川端さんから連絡が来るまでの間は、生きた心地がしなかった。

悠くんの状況を聞かされてから二日しか経っていなかったけど、私にとって永遠に近いほど長く感じた。

しかし、その長く感じた期間があったからこそ、混乱した心は少しだけ落ち着くことが出来た。

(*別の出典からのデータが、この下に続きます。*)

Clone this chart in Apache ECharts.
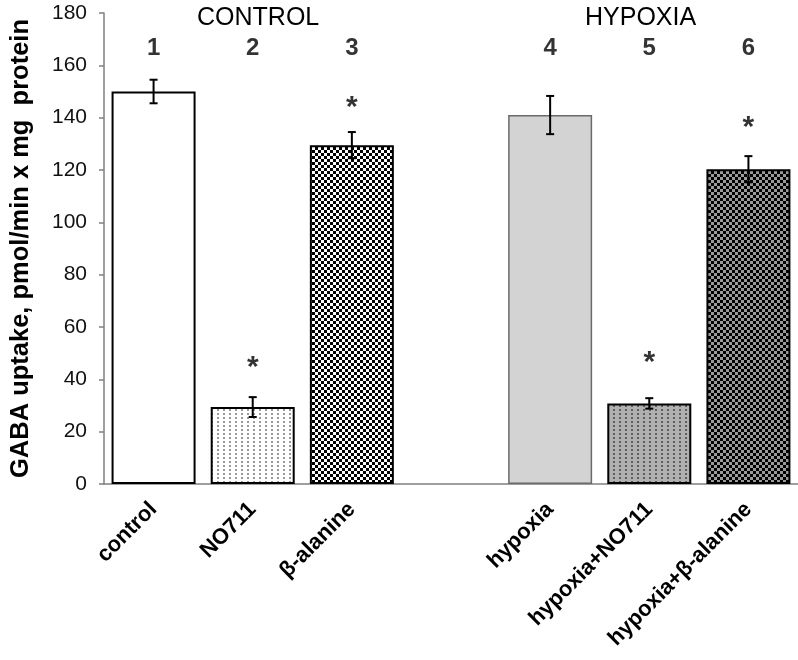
<!DOCTYPE html>
<html><head><meta charset="utf-8">
<script src="https://cdn.jsdelivr.net/npm/echarts@6/dist/echarts.min.js"></script>
<style>html,body{margin:0;padding:0;background:#fff}#c{width:798px;height:660px}</style>
</head><body><div id="c"></div>
<script>
const categories = ['control', 'NO711', 'β-alanine', '', 'hypoxia', 'hypoxia+NO711', 'hypoxia+β-alanine'];
const means = [150, 29.4, 129.5, null, 141, 30.8, 120.3];
const errors = [4.5, 3.8, 5, null, 7.3, 2, 5];
const starValues = [null, 47, 146.5, null, null, 49, 139];
const barNumbers = ['1', '2', '3', '', '4', '5', '6'];
const numberLevels = [166.5, 166.5, 166.5, null, 166.5, 166.5, 166.5];
const groupTitles = ['CONTROL', 'HYPOXIA'];
const yMin = 0, yMax = 180, yStep = 20;
const yTitle = 'GABA uptake, pmol/min x mg  protein';

const FONT = '"Liberation Sans", Arial, sans-serif';

function makePattern(w, h, draw) {
  const c = document.createElement('canvas');
  c.width = w; c.height = h;
  const ctx = c.getContext('2d');
  draw(ctx, w, h);
  return { image: c, repeat: 'repeat' };
}
const checker = (a, b) => makePattern(6, 6, (ctx) => {
  ctx.fillStyle = a; ctx.fillRect(0, 0, 6, 6);
  ctx.fillStyle = b; ctx.fillRect(0, 0, 3, 3); ctx.fillRect(3, 3, 3, 3);
});
const stipple = (bg, dot) => makePattern(6, 4, (ctx) => {
  ctx.fillStyle = bg; ctx.fillRect(0, 0, 6, 4);
  ctx.fillStyle = dot; ctx.fillRect(1, 1, 2, 2);
});

const styles = [
  { color: '#ffffff', borderColor: '#000', borderWidth: 2 },
  { color: stipple('#ffffff', '#9a9a9a'), borderColor: '#000', borderWidth: 2 },
  { color: checker('#ffffff', '#000000'), borderColor: '#000', borderWidth: 2 },
  null,
  { color: '#d3d3d3', borderColor: '#6a6a6a', borderWidth: 1.5 },
  { color: stipple('#b0b0b0', '#5e5e5e'), borderColor: '#000', borderWidth: 2 },
  { color: checker('#9a9a9a', '#000000'), borderColor: '#000', borderWidth: 2 }
];

const barData = means.map((v, i) => v == null ? null : { value: v, itemStyle: styles[i] });
const errData = means.map((v, i) => v == null ? null : [i, v - errors[i], v + errors[i]]).filter(d => d);
const starData = starValues.map((v, i) => v == null ? null : [i, v]).filter(d => d);
const numData = numberLevels.map((v, i) => v == null ? null : [i, v, barNumbers[i]]).filter(d => d);

const chart = echarts.init(document.getElementById('c'), null, { renderer: 'canvas' });
chart.setOption({
  animation: false,
  grid: { left: 100, right: 0, top: 13, bottom: 176, containLabel: false },
  xAxis: {
    type: 'category', data: categories,
    axisLine: { lineStyle: { color: '#808080', width: 1.5 } },
    axisTick: { show: false },
    axisLabel: { interval: 0, rotate: 45, margin: 22, color: '#000', fontWeight: 'bold', fontSize: 22, fontFamily: FONT }
  },
  yAxis: {
    type: 'value', min: yMin, max: yMax, interval: yStep,
    name: yTitle, nameLocation: 'middle', nameGap: 70,
    nameTextStyle: { color: '#000', fontWeight: 'bold', fontSize: 25.5, fontFamily: FONT },
    axisLine: { show: true, lineStyle: { color: '#808080', width: 1.5 } },
    axisTick: { show: true, length: 5, lineStyle: { color: '#808080', width: 1.5 } },
    splitLine: { show: false },
    axisLabel: { color: '#111', fontSize: 21, fontFamily: FONT, margin: 17 }
  },
  series: [
    { type: 'bar', data: barData, barWidth: 84, z: 2 },
    {
      type: 'custom', data: errData, z: 5,
      renderItem: (params, api) => {
        const x = api.value(0);
        const lo = api.coord([x, api.value(1)]);
        const hi = api.coord([x, api.value(2)]);
        const cw = 4;
        const st = { stroke: '#000', lineWidth: 2 };
        return { type: 'group', children: [
          { type: 'line', shape: { x1: lo[0], y1: lo[1], x2: hi[0], y2: hi[1] }, style: st },
          { type: 'line', shape: { x1: lo[0] - cw, y1: lo[1], x2: lo[0] + cw, y2: lo[1] }, style: st },
          { type: 'line', shape: { x1: hi[0] - cw, y1: hi[1], x2: hi[0] + cw, y2: hi[1] }, style: st }
        ]};
      }
    },
    {
      type: 'scatter', data: starData, symbolSize: 0, z: 6,
      label: { show: true, position: 'inside', formatter: '*', color: '#000', fontWeight: 'bold', fontSize: 30, fontFamily: FONT, offset: [0, 7] }
    },
    {
      type: 'scatter', data: numData, symbolSize: 0, z: 6,
      label: { show: true, position: 'inside', formatter: p => p.data[2], color: '#000', fontWeight: 'bold', fontSize: 24, fontFamily: FONT }
    }
  ],
  graphic: [
    { type: 'text', left: 197, top: 6, style: { text: groupTitles[0], fill: '#000', font: '25px ' + FONT } },
    { type: 'text', left: 585, top: 6, style: { text: groupTitles[1], fill: '#000', font: '25px ' + FONT } }
  ]
});
</script></body></html>
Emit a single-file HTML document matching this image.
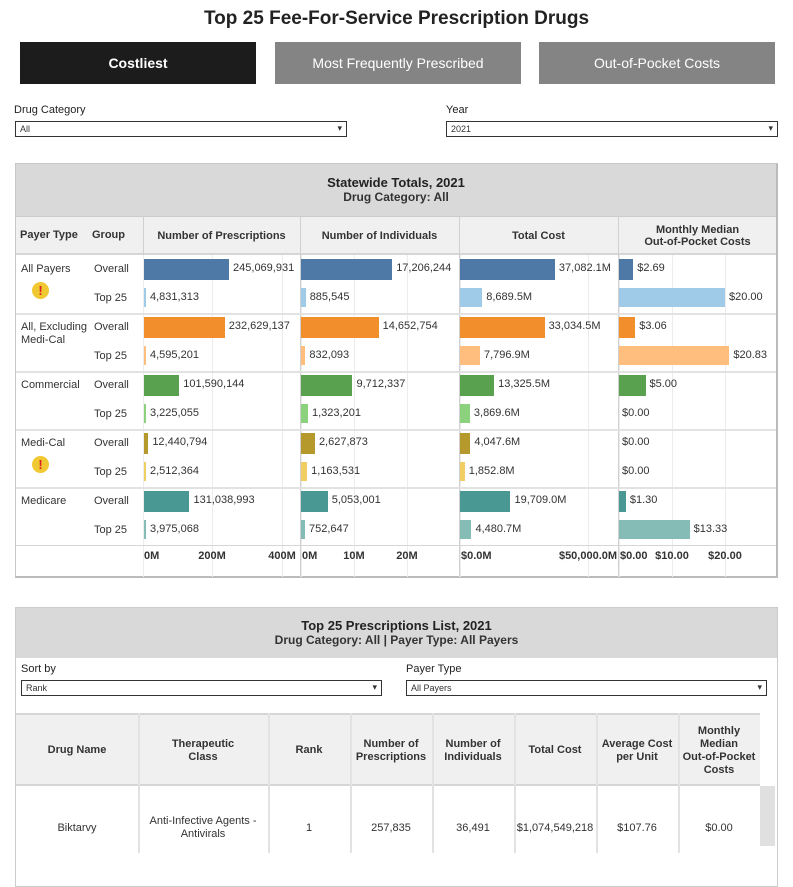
<!DOCTYPE html>
<html><head><meta charset="utf-8"><style>
*{box-sizing:border-box;margin:0;padding:0}
body{width:793px;height:843px;overflow:hidden;background:#fff;font-family:"Liberation Sans",Arial,sans-serif;color:#333;position:relative}
.a{position:absolute}
.btn{position:absolute;top:42px;height:42px;color:#fff;font-size:14px;display:flex;align-items:center;justify-content:center}
.sel{position:absolute;height:16px;border:1px solid #333;font-size:9px;padding:2px 4px;background:#fff}
.sel:after{content:"▾";position:absolute;right:4px;top:1px;font-size:9px}
.lbl{position:absolute;font-size:11px;color:#222}
.t{position:absolute;font-size:11px;color:#333;white-space:nowrap}
.b{position:absolute}
.ctr{position:absolute;text-align:center;font-size:11px;color:#333;display:flex;align-items:center;justify-content:center}
</style></head><body>
<div class="a" style="left:0;width:793px;top:8px;text-align:center;font-size:19px;font-weight:bold;color:#222">Top 25 Fee-For-Service Prescription Drugs</div>
<div class="btn" style="left:20px;width:236px;background:#1c1c1c;font-weight:bold">Costliest</div>
<div class="btn" style="left:275px;width:246px;background:#848484">Most Frequently Prescribed</div>
<div class="btn" style="left:539px;width:236px;background:#848484">Out-of-Pocket Costs</div>
<div class="lbl" style="left:14px;top:104px">Drug Category</div>
<div class="sel" style="left:15px;top:121px;width:332px">All</div>
<div class="lbl" style="left:446px;top:104px">Year</div>
<div class="sel" style="left:446px;top:121px;width:332px">2021</div>

<div class="a" style="left:15px;top:163px;width:763px;height:415px;border:1px solid #c8c8c8;border-right:2px solid #bbb;border-bottom:2px solid #bbb"></div>
<div class="a" style="left:16px;top:164px;width:760px;height:52px;background:#d9d9d9;text-align:center;padding-top:11px;font-weight:bold;font-size:13px;color:#222">Statewide Totals, 2021<div style="font-size:12px;font-weight:bold;color:#333">Drug Category: All</div></div>
<div class="a" style="left:16px;top:216px;width:760px;height:39px;background:#f0f0f0;border-top:1px solid #ccc;border-bottom:2px solid #d6d6d6"></div>
<div id="g"></div>

<div class="a" style="left:15px;top:607px;width:763px;height:280px;border:1px solid #ccc"></div>
<div class="a" style="left:16px;top:608px;width:761px;height:50px;background:#d9d9d9;text-align:center;padding-top:10px;font-weight:bold;font-size:13px;color:#222">Top 25 Prescriptions List, 2021<div style="font-size:12px;color:#333">Drug Category: All | Payer Type: All Payers</div></div>
<div class="lbl" style="left:21px;top:663px">Sort by</div>
<div class="sel" style="left:21px;top:680px;width:361px">Rank</div>
<div class="lbl" style="left:406px;top:663px">Payer Type</div>
<div class="sel" style="left:406px;top:680px;width:361px">All Payers</div>
<div class="a" style="left:16px;top:713px;width:744px;height:73px;background:#f0f0f0;border-top:2px solid #d6d6d6;border-bottom:2px solid #d6d6d6"></div>
<div class="a" style="left:760px;top:786px;width:15px;height:60px;background:#e0e0e0"></div>
<div id="t"></div>
<script>
let h='';
const cols=[15,88,143,300,459,618,777];
[143,300,459,618].forEach(x=>h+=`<div class="a" style="left:${x}px;top:216px;width:1px;height:361px;background:#d0d0d0"></div>`);
h+=`<div class="t" style="left:20px;top:229px;font-weight:bold">Payer Type</div><div class="t" style="left:92px;top:229px;font-weight:bold">Group</div>`;
const hd=['Number of Prescriptions','Number of Individuals','Total Cost','Monthly Median<br>Out-of-Pocket Costs'];
hd.forEach((s,i)=>h+=`<div class="ctr" style="left:${cols[i+2]}px;width:${cols[i+3]-cols[i+2]}px;top:217px;height:38px;font-weight:bold;line-height:12px">${s}</div>`);
const grid=[[143,212,282],[301,354,407],[460,588],[619,672,725]];
grid.forEach(g=>g.forEach(x=>h+=`<div class="a" style="left:${x}px;top:255px;width:1px;height:322px;background:#ececec"></div>`));
const rows=[
['All Payers','#4e79a7','#a0cbe8',[245.07,4.83],['245,069,931','4,831,313'],[17.206,0.8855],['17,206,244','885,545'],[37082,8689.5],['37,082.1M','8,689.5M'],[2.69,20],['$2.69','$20.00'],1],
['All, Excluding<br>Medi-Cal','#f28e2b','#ffbe7d',[232.63,4.6],['232,629,137','4,595,201'],[14.65,0.832],['14,652,754','832,093'],[33034.5,7796.9],['33,034.5M','7,796.9M'],[3.06,20.83],['$3.06','$20.83'],0],
['Commercial','#59a14f','#8cd17d',[101.59,3.23],['101,590,144','3,225,055'],[9.71,1.323],['9,712,337','1,323,201'],[13325.5,3869.6],['13,325.5M','3,869.6M'],[5,0],['$5.00','$0.00'],0],
['Medi-Cal','#b6992d','#f1ce63',[12.44,2.51],['12,440,794','2,512,364'],[2.63,1.16],['2,627,873','1,163,531'],[4047.6,1852.8],['4,047.6M','1,852.8M'],[0,0],['$0.00','$0.00'],1],
['Medicare','#499894','#86bcb6',[131.04,3.98],['131,038,993','3,975,068'],[5.05,0.753],['5,053,001','752,647'],[19709,4480.7],['19,709.0M','4,480.7M'],[1.3,13.33],['$1.30','$13.33'],0]];
const sc=[[144,0.347],[301,5.3],[460,0.00256],[619,5.3]];
rows.forEach((r,i)=>{
 const y=255+i*58;
 if(i>0)h+=`<div class="a" style="left:16px;top:${y}px;width:760px;height:2px;background:#e2e2e2"></div>`;
 h+=`<div class="t" style="left:21px;top:${y+8}px;line-height:13px">${r[0]}</div>`;
 if(r[11])h+=`<div class="a" style="left:32px;top:${y+27}px;width:17px;height:17px;border-radius:50%;background:#f0c832;color:#d22;font-weight:bold;font-size:13px;text-align:center;line-height:17px">!</div>`;
 h+=`<div class="t" style="left:94px;top:${y+8}px">Overall</div><div class="t" style="left:94px;top:${y+37}px">Top 25</div>`;
 for(let c=0;c<4;c++){
  const v=r[3+c*2],l=r[4+c*2],[x0,k]=sc[c];
  for(let j=0;j<2;j++){
   const w=Math.max(v[j]*k, c==3&&v[j]==0?0:2);
   const yy=j?y+33:y+4, hh=j?19:21;
   if(w>0)h+=`<div class="b" style="left:${x0}px;top:${yy}px;width:${w}px;height:${hh}px;background:${j?r[2]:r[1]}"></div>`;
   h+=`<div class="t" style="left:${x0+w+(w>0?4:3)}px;top:${yy+3}px">${l[j]}</div>`;
  }
 }
});
h+=`<div class="a" style="left:16px;top:545px;width:760px;height:1px;background:#d6d6d6"></div>`;
const ax=[[144,'0M',0],[212,'200M',1],[282,'400M',1],[302,'0M',0],[354,'10M',1],[407,'20M',1],[461,'$0.0M',0],[588,'$50,000.0M',1],[620,'$0.00',0],[672,'$10.00',1],[725,'$20.00',1]];
ax.forEach(a=>h+=`<div class="t" style="left:${a[0]}px;top:550px;font-weight:bold;font-size:11px;${a[2]?'transform:translateX(-50%)':''}">${a[1]}</div>`);
document.getElementById('g').innerHTML=h;
let t='';
const tc=[16,138,268,350,432,514,596,678,760];
const th=['Drug Name','Therapeutic<br>Class','Rank','Number of<br>Prescriptions','Number of<br>Individuals','Total Cost','Average Cost<br>per Unit','Monthly<br>Median<br>Out-of-Pocket<br>Costs'];
const tr=['Biktarvy','Anti-Infective Agents -<br>Antivirals','1','257,835','36,491','$1,074,549,218','$107.76','$0.00'];
for(let i=0;i<8;i++){
 t+=`<div class="ctr" style="left:${tc[i]}px;width:${tc[i+1]-tc[i]}px;top:715px;height:71px;font-weight:bold;line-height:13px">${th[i]}</div>`;
 t+=`<div class="ctr" style="left:${tc[i]}px;width:${tc[i+1]-tc[i]}px;top:815px;height:26px;line-height:13px">${tr[i]}</div>`;
 if(i>0)t+=`<div class="a" style="left:${tc[i]}px;top:713px;width:2px;height:140px;background:#e2e2e2"></div>`;
}
document.getElementById('t').innerHTML=t;
</script>
</body></html>
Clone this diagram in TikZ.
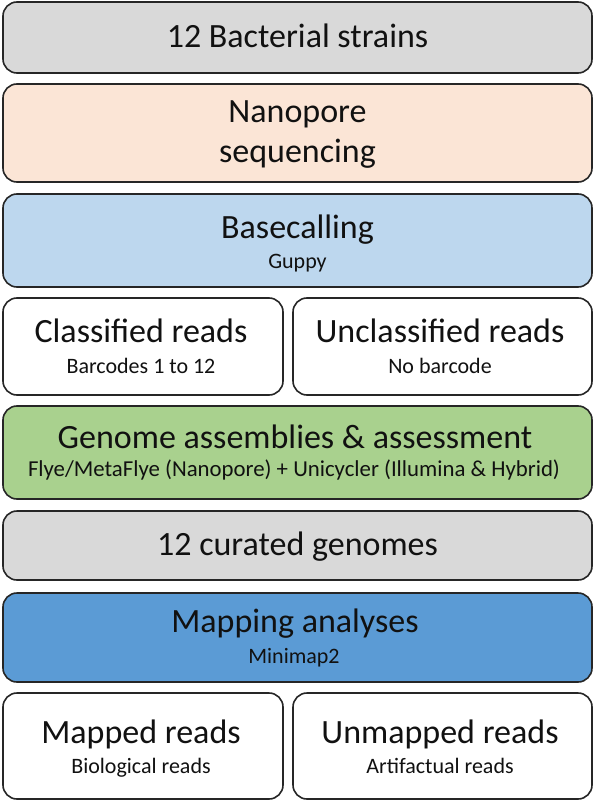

もし、川端さんにすぐに病院に連れて行って貰っていれば、激しく取り乱して、悠くんの身内に迷惑をかけていたかもしれない。



今は暫定的に悠くんの彼女だ。

悠くんが眠っている間だけで、遅かれ早かれ私は振られてしまうかもしれない。

その時が来たら、私は悠くんじゃない人を好きになれる?

もし悠くんに拒絶されたらと思うと、背すじが凍るほど怖くてたまらない。

でも、いつまでも目を覚まさないのはもっと嫌だ。



連絡を貰った翌朝、川端さんが自宅の近くまで迎えに来てくれた。

私は友達のお見舞いに行くと、真実に嘘を混ぜたことを柴田さんに告げて家を出た。


「おはようございます」

「響ちゃん、あまり寝てないでしょ」


コンシーラーで隠してみても、寝不足はばればれのようだった。

川端さんは一度車から降りると、助手席側のドアを開けて乗るように私にジェスチャーを送った。

容姿端麗な川端さんがすると、紳士的に見える。

川端さんの運転で病院に向かっている間。

眠っていい、と言ってくれたけど、悠くんが気がかりでとても眠れなかった。